§ Task details
Where a line holds the string "this", return that line.

§ Rows from a dataset of charts and code

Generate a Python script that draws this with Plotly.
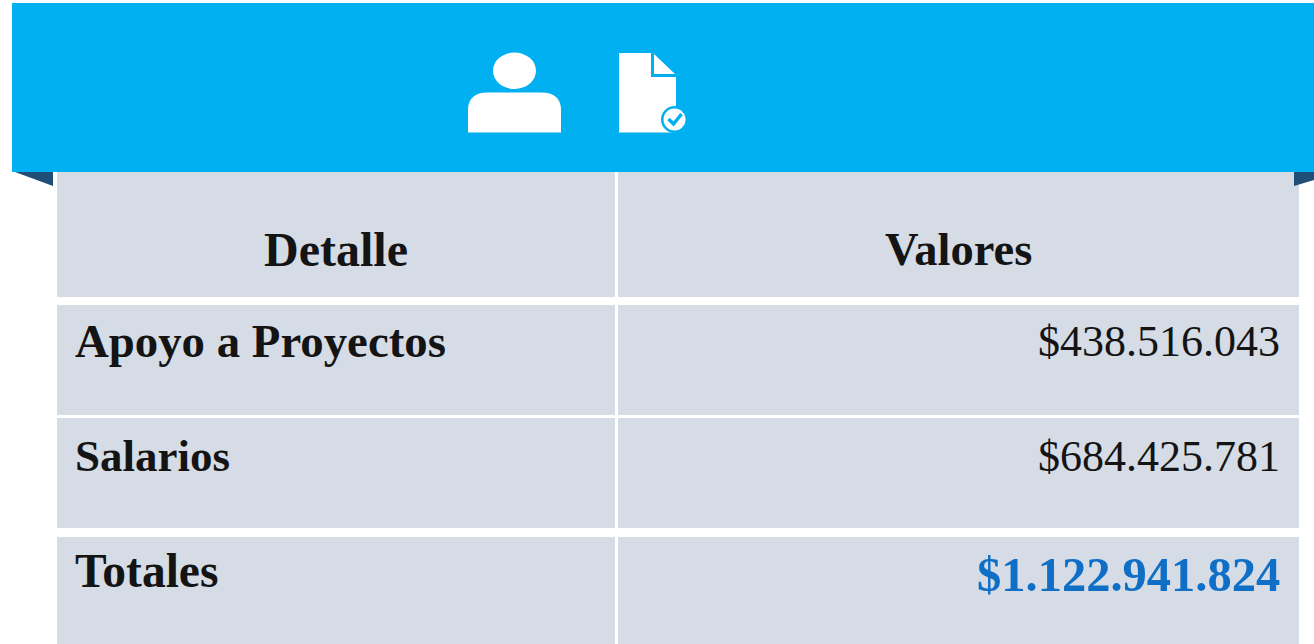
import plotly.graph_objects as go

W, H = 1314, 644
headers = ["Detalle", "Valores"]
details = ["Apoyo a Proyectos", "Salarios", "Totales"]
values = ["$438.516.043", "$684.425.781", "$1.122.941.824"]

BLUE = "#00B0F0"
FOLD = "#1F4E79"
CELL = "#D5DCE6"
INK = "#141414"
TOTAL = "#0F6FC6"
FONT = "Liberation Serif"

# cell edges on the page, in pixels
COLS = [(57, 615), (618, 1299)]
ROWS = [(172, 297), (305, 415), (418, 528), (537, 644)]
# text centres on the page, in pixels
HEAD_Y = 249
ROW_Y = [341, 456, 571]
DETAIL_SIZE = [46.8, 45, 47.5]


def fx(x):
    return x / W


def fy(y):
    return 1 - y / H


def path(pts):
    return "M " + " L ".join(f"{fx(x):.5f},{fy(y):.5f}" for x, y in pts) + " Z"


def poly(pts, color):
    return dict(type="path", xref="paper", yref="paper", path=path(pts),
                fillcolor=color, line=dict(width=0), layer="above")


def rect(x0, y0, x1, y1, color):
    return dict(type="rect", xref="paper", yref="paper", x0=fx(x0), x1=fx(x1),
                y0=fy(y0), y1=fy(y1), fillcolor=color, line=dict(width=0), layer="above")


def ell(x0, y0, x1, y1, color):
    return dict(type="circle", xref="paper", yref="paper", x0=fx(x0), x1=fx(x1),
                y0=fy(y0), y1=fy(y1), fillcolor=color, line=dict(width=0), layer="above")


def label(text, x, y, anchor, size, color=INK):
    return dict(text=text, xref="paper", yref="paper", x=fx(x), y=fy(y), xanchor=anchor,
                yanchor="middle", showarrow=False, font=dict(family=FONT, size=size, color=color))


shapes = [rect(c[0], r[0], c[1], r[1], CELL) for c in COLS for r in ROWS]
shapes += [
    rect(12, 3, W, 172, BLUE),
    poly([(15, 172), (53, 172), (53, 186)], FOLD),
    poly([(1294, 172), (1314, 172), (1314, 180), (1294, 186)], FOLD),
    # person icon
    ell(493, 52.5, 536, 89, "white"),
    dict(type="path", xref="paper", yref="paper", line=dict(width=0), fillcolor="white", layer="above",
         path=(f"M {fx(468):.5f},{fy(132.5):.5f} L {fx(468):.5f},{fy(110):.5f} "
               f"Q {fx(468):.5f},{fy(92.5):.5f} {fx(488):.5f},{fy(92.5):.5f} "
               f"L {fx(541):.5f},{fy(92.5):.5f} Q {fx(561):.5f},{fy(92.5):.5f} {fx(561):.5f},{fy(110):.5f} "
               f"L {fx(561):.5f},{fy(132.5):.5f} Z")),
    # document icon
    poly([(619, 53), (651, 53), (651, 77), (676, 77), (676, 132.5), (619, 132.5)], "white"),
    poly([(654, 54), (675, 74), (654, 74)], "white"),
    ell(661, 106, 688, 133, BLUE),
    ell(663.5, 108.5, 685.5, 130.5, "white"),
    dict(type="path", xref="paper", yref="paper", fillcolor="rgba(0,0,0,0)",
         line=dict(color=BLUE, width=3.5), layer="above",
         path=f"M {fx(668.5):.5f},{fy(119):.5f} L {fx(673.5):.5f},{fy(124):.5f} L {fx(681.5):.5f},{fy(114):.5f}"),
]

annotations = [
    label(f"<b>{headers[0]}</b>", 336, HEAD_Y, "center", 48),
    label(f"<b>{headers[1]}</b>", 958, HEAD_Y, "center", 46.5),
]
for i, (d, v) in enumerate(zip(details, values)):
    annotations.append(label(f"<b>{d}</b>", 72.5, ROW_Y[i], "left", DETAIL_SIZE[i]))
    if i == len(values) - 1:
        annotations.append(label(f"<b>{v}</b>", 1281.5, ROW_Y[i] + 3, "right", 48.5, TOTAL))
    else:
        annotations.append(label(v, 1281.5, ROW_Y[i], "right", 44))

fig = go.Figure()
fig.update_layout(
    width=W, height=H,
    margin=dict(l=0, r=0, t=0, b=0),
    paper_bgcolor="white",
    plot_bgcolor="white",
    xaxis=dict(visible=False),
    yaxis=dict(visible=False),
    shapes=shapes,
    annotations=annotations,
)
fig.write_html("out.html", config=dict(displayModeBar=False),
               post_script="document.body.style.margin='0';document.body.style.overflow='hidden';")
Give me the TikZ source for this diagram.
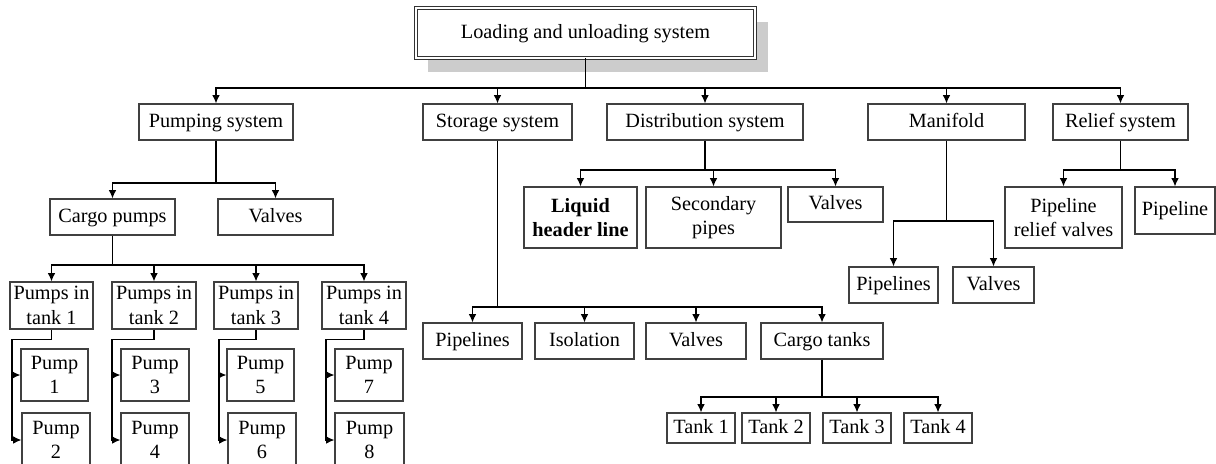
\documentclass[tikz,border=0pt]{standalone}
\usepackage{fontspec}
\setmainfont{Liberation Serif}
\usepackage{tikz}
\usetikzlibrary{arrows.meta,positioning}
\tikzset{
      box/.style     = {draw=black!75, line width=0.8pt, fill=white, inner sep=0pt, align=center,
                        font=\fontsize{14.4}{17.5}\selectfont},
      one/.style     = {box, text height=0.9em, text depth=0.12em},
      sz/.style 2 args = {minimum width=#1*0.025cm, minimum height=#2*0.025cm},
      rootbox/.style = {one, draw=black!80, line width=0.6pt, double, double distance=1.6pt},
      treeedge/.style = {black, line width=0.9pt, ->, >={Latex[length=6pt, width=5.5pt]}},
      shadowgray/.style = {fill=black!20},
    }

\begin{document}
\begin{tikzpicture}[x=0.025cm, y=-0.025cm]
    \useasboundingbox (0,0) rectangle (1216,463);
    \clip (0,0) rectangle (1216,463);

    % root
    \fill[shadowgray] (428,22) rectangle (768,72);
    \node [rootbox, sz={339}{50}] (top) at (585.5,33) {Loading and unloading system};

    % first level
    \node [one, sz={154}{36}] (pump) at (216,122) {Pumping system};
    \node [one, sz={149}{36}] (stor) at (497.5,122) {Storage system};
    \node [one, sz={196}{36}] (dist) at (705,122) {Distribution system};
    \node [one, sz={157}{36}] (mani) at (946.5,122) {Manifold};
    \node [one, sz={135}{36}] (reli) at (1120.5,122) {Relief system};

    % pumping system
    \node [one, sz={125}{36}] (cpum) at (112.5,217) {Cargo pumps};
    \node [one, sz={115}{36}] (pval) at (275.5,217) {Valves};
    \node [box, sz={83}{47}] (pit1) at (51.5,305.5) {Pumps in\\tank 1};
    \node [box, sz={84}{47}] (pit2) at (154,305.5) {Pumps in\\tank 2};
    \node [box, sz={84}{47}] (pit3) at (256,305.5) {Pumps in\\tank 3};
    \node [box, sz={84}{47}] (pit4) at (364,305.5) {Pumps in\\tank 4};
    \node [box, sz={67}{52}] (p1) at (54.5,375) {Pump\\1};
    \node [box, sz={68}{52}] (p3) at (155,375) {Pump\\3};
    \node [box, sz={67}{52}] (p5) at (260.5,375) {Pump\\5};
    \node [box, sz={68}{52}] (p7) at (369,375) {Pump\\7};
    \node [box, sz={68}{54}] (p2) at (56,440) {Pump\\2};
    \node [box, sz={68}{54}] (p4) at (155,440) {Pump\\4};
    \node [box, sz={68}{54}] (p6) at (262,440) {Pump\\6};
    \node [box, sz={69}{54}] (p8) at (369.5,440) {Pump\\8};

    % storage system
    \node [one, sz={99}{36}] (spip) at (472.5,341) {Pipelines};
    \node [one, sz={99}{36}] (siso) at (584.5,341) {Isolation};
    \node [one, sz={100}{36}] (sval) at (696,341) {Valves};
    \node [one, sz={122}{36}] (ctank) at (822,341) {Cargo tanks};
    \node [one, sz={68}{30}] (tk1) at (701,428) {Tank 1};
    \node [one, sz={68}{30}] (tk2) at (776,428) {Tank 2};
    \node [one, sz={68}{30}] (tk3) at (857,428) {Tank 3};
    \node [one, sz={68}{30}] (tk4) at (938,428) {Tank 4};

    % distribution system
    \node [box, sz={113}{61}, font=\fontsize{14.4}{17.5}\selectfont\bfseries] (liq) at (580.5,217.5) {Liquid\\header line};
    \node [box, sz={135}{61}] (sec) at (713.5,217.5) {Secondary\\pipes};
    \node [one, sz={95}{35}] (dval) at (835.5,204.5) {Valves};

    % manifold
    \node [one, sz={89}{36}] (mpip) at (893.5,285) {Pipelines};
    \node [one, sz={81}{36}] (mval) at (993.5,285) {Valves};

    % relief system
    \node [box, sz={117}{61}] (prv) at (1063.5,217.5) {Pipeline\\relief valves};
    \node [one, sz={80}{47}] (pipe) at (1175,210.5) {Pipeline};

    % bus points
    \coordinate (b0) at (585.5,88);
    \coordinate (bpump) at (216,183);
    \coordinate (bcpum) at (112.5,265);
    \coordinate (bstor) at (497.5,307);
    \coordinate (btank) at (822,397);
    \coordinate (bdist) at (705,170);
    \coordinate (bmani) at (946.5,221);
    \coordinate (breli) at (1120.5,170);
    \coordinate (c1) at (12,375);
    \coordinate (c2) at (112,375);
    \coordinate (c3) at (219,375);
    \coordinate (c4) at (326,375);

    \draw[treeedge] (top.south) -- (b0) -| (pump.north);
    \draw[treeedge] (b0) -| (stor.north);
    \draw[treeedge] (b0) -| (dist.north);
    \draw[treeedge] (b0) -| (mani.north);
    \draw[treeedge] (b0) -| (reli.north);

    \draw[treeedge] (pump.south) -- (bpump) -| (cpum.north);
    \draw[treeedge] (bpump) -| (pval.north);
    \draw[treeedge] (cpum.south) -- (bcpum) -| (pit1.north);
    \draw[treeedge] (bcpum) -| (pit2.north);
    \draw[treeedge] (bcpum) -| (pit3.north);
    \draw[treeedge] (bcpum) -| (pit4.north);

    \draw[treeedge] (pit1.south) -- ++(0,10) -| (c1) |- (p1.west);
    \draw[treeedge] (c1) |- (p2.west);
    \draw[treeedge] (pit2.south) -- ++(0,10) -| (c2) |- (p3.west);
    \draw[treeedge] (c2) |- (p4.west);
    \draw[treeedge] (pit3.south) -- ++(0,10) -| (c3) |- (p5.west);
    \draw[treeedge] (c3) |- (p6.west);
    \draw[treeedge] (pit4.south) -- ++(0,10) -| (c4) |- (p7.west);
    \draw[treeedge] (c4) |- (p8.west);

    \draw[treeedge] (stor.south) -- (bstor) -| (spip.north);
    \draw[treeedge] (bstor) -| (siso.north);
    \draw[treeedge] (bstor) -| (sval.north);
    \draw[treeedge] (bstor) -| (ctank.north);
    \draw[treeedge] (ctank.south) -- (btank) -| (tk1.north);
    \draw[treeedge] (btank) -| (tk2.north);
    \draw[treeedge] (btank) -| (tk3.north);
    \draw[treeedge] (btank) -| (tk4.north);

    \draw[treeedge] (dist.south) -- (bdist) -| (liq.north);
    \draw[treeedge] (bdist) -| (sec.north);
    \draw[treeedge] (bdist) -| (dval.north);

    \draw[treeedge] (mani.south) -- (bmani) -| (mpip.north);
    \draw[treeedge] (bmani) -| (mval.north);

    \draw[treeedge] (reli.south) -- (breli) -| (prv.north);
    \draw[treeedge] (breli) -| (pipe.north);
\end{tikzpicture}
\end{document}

§ Full answer
Generate a Python script that draws this with Plotly.
Give me the TikZ source for this diagram.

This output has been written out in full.